▶ _EXTRACTED DATA_
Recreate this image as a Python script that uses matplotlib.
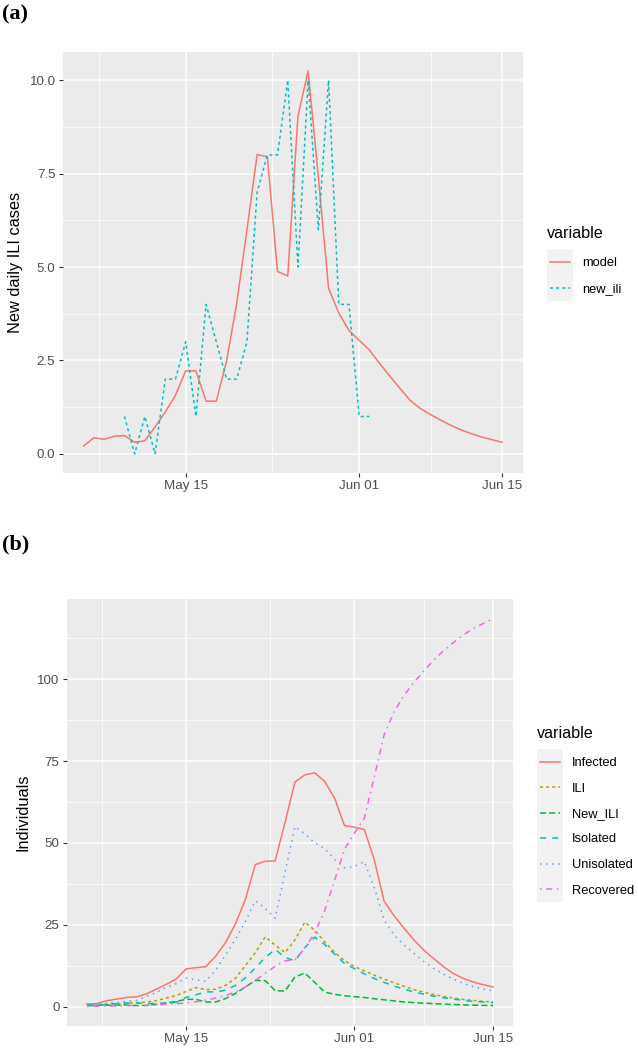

--

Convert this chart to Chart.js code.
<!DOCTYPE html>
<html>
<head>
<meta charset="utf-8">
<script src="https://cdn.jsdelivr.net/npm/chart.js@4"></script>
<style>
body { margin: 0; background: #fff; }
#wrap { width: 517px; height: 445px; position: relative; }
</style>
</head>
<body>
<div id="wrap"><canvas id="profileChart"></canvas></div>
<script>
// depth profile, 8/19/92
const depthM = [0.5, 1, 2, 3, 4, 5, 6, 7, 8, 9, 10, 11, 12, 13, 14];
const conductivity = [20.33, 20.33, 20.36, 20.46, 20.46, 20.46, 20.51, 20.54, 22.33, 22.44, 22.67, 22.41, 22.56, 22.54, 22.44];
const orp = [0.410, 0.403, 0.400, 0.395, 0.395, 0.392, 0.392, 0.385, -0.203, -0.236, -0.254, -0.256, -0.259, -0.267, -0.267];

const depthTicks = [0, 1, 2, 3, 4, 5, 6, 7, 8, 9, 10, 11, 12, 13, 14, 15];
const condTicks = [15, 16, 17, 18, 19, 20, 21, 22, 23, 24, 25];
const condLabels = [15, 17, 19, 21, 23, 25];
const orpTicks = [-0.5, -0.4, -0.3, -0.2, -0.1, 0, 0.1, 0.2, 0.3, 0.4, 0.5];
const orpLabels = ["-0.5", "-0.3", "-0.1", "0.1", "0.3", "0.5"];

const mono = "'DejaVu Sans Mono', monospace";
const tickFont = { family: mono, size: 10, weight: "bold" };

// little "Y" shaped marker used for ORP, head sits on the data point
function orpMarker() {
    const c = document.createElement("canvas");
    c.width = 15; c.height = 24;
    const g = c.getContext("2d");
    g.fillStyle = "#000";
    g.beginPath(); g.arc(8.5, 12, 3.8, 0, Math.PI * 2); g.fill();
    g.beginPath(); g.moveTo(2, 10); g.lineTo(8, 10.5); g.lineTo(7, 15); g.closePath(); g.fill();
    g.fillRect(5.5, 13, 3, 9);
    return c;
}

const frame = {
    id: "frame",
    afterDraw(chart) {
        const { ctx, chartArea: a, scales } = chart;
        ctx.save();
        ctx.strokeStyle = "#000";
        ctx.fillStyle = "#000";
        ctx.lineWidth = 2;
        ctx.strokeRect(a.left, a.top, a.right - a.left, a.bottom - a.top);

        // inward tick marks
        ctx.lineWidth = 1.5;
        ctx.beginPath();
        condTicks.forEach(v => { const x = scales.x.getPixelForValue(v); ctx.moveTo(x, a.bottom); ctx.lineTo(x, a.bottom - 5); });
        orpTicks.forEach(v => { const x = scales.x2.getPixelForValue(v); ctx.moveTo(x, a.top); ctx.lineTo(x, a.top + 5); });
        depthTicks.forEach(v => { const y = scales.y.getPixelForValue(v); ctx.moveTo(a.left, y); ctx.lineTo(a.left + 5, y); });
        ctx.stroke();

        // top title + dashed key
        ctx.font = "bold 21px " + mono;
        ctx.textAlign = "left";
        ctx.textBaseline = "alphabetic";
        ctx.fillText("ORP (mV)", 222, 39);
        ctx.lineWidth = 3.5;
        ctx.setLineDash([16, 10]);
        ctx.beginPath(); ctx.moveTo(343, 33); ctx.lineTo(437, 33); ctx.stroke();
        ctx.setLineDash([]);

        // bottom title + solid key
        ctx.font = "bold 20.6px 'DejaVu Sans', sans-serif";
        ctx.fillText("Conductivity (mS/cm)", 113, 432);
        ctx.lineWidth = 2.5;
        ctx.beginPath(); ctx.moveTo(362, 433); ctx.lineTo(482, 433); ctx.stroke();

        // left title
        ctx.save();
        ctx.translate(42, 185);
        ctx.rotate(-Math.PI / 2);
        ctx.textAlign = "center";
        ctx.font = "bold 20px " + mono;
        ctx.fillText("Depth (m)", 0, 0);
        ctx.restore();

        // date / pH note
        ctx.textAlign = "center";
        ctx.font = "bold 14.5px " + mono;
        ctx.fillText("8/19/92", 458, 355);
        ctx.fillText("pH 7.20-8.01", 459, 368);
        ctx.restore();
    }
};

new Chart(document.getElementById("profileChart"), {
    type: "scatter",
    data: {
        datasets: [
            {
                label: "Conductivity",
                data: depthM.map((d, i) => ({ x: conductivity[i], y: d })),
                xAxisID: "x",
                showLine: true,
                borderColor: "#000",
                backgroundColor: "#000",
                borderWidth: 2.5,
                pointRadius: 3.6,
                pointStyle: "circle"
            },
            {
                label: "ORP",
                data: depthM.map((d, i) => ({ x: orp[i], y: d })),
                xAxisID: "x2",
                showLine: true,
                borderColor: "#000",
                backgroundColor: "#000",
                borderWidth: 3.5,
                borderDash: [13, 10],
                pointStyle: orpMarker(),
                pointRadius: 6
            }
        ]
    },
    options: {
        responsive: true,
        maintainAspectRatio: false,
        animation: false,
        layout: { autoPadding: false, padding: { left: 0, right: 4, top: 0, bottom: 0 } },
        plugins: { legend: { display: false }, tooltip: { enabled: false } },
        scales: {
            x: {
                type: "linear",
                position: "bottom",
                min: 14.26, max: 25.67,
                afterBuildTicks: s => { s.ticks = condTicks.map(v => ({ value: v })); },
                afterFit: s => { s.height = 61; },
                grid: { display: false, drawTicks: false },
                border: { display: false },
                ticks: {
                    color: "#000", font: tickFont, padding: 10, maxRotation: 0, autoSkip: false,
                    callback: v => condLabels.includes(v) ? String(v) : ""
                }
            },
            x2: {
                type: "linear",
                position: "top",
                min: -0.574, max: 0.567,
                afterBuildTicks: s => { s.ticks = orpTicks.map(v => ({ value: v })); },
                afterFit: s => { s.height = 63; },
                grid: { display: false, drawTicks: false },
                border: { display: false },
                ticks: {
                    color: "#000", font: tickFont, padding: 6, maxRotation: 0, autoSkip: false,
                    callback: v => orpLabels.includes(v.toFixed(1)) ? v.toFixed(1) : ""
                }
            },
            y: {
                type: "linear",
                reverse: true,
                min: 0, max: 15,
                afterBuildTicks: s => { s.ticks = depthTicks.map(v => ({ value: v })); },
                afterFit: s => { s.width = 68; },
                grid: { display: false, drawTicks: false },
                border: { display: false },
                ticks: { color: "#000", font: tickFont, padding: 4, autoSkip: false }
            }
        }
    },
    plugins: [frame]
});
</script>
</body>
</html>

▶ _CHALLENGE_
Your task is to list each line of the records with the word "script".

▶ _TASK OUTPUT_
Recreate this image as a Python script that uses matplotlib.
<script src="https://cdn.jsdelivr.net/npm/chart.js@4"></script>
<script>
</script>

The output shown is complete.